■ TASK BRIEF: Copy all of the material word for word, except for the pictures.

■ COLLECTED MATERIAL:
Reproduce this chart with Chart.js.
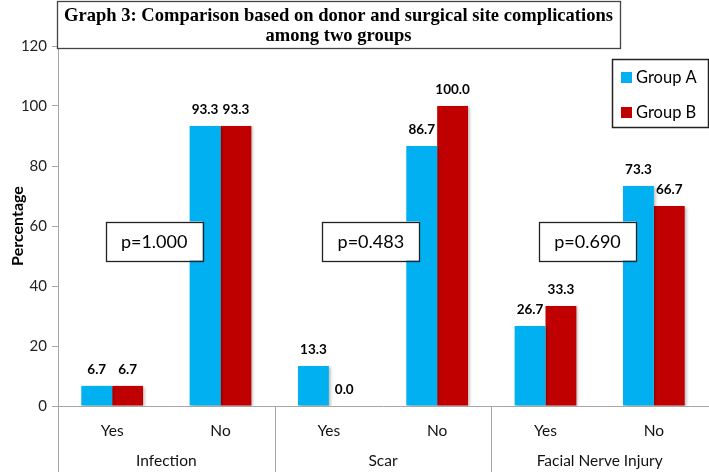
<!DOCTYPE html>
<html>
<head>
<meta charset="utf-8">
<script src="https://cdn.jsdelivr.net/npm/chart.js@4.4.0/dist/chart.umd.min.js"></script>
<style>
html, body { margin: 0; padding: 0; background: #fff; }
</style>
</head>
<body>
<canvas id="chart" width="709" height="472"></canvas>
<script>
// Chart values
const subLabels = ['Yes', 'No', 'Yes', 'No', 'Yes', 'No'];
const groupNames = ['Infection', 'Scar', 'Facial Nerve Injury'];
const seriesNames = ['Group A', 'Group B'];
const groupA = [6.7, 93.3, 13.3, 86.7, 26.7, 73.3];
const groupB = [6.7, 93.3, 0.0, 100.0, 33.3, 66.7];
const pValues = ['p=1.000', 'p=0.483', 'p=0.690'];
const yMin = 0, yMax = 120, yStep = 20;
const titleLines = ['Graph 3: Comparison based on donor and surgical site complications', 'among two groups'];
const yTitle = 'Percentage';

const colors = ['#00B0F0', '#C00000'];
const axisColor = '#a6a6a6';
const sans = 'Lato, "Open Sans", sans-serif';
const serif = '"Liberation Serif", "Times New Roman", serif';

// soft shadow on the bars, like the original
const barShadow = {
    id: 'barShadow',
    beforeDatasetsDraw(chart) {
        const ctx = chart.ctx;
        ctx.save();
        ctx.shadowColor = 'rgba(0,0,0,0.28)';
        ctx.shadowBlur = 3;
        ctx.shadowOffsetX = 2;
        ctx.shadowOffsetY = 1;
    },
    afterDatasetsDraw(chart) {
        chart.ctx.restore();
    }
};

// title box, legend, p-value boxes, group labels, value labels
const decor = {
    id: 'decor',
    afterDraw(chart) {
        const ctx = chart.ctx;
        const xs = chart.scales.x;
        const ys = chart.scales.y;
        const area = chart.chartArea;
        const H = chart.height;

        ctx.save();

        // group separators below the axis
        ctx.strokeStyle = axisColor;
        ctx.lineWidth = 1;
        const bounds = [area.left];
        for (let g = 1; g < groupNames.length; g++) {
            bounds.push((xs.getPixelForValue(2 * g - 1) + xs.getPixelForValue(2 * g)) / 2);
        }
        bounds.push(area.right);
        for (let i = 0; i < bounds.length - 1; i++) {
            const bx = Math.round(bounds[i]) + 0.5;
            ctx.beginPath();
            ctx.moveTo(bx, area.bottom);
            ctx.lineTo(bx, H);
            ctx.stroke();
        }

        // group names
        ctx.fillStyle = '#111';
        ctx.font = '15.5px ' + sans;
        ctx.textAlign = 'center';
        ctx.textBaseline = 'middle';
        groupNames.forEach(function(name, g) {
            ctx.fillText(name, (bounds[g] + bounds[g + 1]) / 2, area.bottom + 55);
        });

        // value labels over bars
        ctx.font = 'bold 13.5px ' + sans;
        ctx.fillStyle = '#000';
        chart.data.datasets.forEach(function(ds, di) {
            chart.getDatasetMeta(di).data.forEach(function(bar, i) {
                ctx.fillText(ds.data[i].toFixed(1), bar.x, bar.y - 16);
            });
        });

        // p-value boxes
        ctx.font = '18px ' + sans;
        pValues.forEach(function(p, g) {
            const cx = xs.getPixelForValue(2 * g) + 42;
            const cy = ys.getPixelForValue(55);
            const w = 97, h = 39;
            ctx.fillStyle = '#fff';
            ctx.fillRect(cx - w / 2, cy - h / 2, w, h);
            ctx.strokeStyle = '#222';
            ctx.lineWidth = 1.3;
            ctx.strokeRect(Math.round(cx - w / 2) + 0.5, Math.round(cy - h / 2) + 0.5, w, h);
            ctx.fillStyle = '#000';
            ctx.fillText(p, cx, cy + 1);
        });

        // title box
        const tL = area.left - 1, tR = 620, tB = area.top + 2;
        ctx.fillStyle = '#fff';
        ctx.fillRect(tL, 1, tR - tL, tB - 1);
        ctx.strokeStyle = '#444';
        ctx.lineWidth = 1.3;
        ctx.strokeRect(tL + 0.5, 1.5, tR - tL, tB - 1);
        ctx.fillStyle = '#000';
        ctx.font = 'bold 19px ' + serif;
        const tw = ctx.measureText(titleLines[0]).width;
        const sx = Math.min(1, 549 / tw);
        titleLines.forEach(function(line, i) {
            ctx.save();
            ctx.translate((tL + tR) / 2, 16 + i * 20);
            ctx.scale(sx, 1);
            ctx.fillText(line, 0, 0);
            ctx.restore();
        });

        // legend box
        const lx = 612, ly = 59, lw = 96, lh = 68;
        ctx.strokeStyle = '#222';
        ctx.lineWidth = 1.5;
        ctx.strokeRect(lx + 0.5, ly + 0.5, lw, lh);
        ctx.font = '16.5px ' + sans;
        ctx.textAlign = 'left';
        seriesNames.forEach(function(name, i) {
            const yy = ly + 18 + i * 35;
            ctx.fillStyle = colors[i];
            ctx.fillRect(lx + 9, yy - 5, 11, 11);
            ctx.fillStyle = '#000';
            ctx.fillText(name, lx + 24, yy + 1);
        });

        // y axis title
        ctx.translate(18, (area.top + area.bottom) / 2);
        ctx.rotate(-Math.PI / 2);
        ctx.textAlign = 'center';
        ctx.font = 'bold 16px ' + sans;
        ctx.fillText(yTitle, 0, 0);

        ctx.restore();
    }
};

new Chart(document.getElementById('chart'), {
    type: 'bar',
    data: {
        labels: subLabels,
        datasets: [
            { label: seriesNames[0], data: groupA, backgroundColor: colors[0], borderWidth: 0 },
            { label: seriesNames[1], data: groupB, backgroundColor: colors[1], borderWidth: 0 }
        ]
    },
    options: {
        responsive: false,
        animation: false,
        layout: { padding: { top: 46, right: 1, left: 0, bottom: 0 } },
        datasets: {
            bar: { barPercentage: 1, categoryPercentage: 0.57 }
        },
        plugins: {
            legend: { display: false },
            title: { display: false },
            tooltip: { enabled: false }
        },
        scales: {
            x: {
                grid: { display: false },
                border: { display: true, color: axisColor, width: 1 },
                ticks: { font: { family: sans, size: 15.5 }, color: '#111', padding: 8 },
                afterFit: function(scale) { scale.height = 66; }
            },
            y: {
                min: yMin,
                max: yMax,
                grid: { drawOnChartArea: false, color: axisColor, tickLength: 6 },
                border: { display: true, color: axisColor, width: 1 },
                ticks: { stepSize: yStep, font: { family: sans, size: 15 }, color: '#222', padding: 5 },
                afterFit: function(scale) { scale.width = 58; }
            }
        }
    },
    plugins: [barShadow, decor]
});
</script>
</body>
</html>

■ OUTPUT FOR THIS EXERCISE:
Reproduce this chart with Chart.js.
<!DOCTYPE html>
<html>
<head>
<meta charset="utf-8">
<script src="https://cdn.jsdelivr.net/npm/chart.js@4.4.0/dist/chart.umd.min.js"></script>
<style>
html, body { margin: 0; padding: 0; background: #fff; }
</style>
</head>
<body>
<canvas id="chart" width="709" height="472"></canvas>
<script>
// Chart values
const subLabels = ['Yes', 'No', 'Yes', 'No', 'Yes', 'No'];
const groupNames = ['Infection', 'Scar', 'Facial Nerve Injury'];
const seriesNames = ['Group A', 'Group B'];
const groupA = [6.7, 93.3, 13.3, 86.7, 26.7, 73.3];
const groupB = [6.7, 93.3, 0.0, 100.0, 33.3, 66.7];
const pValues = ['p=1.000', 'p=0.483', 'p=0.690'];
const yMin = 0, yMax = 120, yStep = 20;
const titleLines = ['Graph 3: Comparison based on donor and surgical site complications', 'among two groups'];
const yTitle = 'Percentage';

const colors = ['#00B0F0', '#C00000'];
const axisColor = '#a6a6a6';
const sans = 'Lato, "Open Sans", sans-serif';
const serif = '"Liberation Serif", "Times New Roman", serif';

// soft shadow on the bars, like the original
const barShadow = {
    id: 'barShadow',
    beforeDatasetsDraw(chart) {
        const ctx = chart.ctx;
        ctx.save();
        ctx.shadowColor = 'rgba(0,0,0,0.28)';
        ctx.shadowBlur = 3;
        ctx.shadowOffsetX = 2;
        ctx.shadowOffsetY = 1;
    },
    afterDatasetsDraw(chart) {
        chart.ctx.restore();
    }
};

// title box, legend, p-value boxes, group labels, value labels
const decor = {
    id: 'decor',
    afterDraw(chart) {
        const ctx = chart.ctx;
        const xs = chart.scales.x;
        const ys = chart.scales.y;
        const area = chart.chartArea;
        const H = chart.height;

        ctx.save();

        // group separators below the axis
        ctx.strokeStyle = axisColor;
        ctx.lineWidth = 1;
        const bounds = [area.left];
        for (let g = 1; g < groupNames.length; g++) {
            bounds.push((xs.getPixelForValue(2 * g - 1) + xs.getPixelForValue(2 * g)) / 2);
        }
        bounds.push(area.right);
        for (let i = 0; i < bounds.length - 1; i++) {
            const bx = Math.round(bounds[i]) + 0.5;
            ctx.beginPath();
            ctx.moveTo(bx, area.bottom);
            ctx.lineTo(bx, H);
            ctx.stroke();
        }

        // group names
        ctx.fillStyle = '#111';
        ctx.font = '15.5px ' + sans;
        ctx.textAlign = 'center';
        ctx.textBaseline = 'middle';
        groupNames.forEach(function(name, g) {
            ctx.fillText(name, (bounds[g] + bounds[g + 1]) / 2, area.bottom + 55);
        });

        // value labels over bars
        ctx.font = 'bold 13.5px ' + sans;
        ctx.fillStyle = '#000';
        chart.data.datasets.forEach(function(ds, di) {
            chart.getDatasetMeta(di).data.forEach(function(bar, i) {
                ctx.fillText(ds.data[i].toFixed(1), bar.x, bar.y - 16);
            });
        });

        // p-value boxes
        ctx.font = '18px ' + sans;
        pValues.forEach(function(p, g) {
            const cx = xs.getPixelForValue(2 * g) + 42;
            const cy = ys.getPixelForValue(55);
            const w = 97, h = 39;
            ctx.fillStyle = '#fff';
            ctx.fillRect(cx - w / 2, cy - h / 2, w, h);
            ctx.strokeStyle = '#222';
            ctx.lineWidth = 1.3;
            ctx.strokeRect(Math.round(cx - w / 2) + 0.5, Math.round(cy - h / 2) + 0.5, w, h);
            ctx.fillStyle = '#000';
            ctx.fillText(p, cx, cy + 1);
        });

        // title box
        const tL = area.left - 1, tR = 620, tB = area.top + 2;
        ctx.fillStyle = '#fff';
        ctx.fillRect(tL, 1, tR - tL, tB - 1);
        ctx.strokeStyle = '#444';
        ctx.lineWidth = 1.3;
        ctx.strokeRect(tL + 0.5, 1.5, tR - tL, tB - 1);
        ctx.fillStyle = '#000';
        ctx.font = 'bold 19px ' + serif;
        const tw = ctx.measureText(titleLines[0]).width;
        const sx = Math.min(1, 549 / tw);
        titleLines.forEach(function(line, i) {
            ctx.save();
            ctx.translate((tL + tR) / 2, 16 + i * 20);
            ctx.scale(sx, 1);
            ctx.fillText(line, 0, 0);
            ctx.restore();
        });

        // legend box
        const lx = 612, ly = 59, lw = 96, lh = 68;
        ctx.strokeStyle = '#222';
        ctx.lineWidth = 1.5;
        ctx.strokeRect(lx + 0.5, ly + 0.5, lw, lh);
        ctx.font = '16.5px ' + sans;
        ctx.textAlign = 'left';
        seriesNames.forEach(function(name, i) {
            const yy = ly + 18 + i * 35;
            ctx.fillStyle = colors[i];
            ctx.fillRect(lx + 9, yy - 5, 11, 11);
            ctx.fillStyle = '#000';
            ctx.fillText(name, lx + 24, yy + 1);
        });

        // y axis title
        ctx.translate(18, (area.top + area.bottom) / 2);
        ctx.rotate(-Math.PI / 2);
        ctx.textAlign = 'center';
        ctx.font = 'bold 16px ' + sans;
        ctx.fillText(yTitle, 0, 0);

        ctx.restore();
    }
};

new Chart(document.getElementById('chart'), {
    type: 'bar',
    data: {
        labels: subLabels,
        datasets: [
            { label: seriesNames[0], data: groupA, backgroundColor: colors[0], borderWidth: 0 },
            { label: seriesNames[1], data: groupB, backgroundColor: colors[1], borderWidth: 0 }
        ]
    },
    options: {
        responsive: false,
        animation: false,
        layout: { padding: { top: 46, right: 1, left: 0, bottom: 0 } },
        datasets: {
            bar: { barPercentage: 1, categoryPercentage: 0.57 }
        },
        plugins: {
            legend: { display: false },
            title: { display: false },
            tooltip: { enabled: false }
        },
        scales: {
            x: {
                grid: { display: false },
                border: { display: true, color: axisColor, width: 1 },
                ticks: { font: { family: sans, size: 15.5 }, color: '#111', padding: 8 },
                afterFit: function(scale) { scale.height = 66; }
            },
            y: {
                min: yMin,
                max: yMax,
                grid: { drawOnChartArea: false, color: axisColor, tickLength: 6 },
                border: { display: true, color: axisColor, width: 1 },
                ticks: { stepSize: yStep, font: { family: sans, size: 15 }, color: '#222', padding: 5 },
                afterFit: function(scale) { scale.width = 58; }
            }
        }
    },
    plugins: [barShadow, decor]
});
</script>
</body>
</html>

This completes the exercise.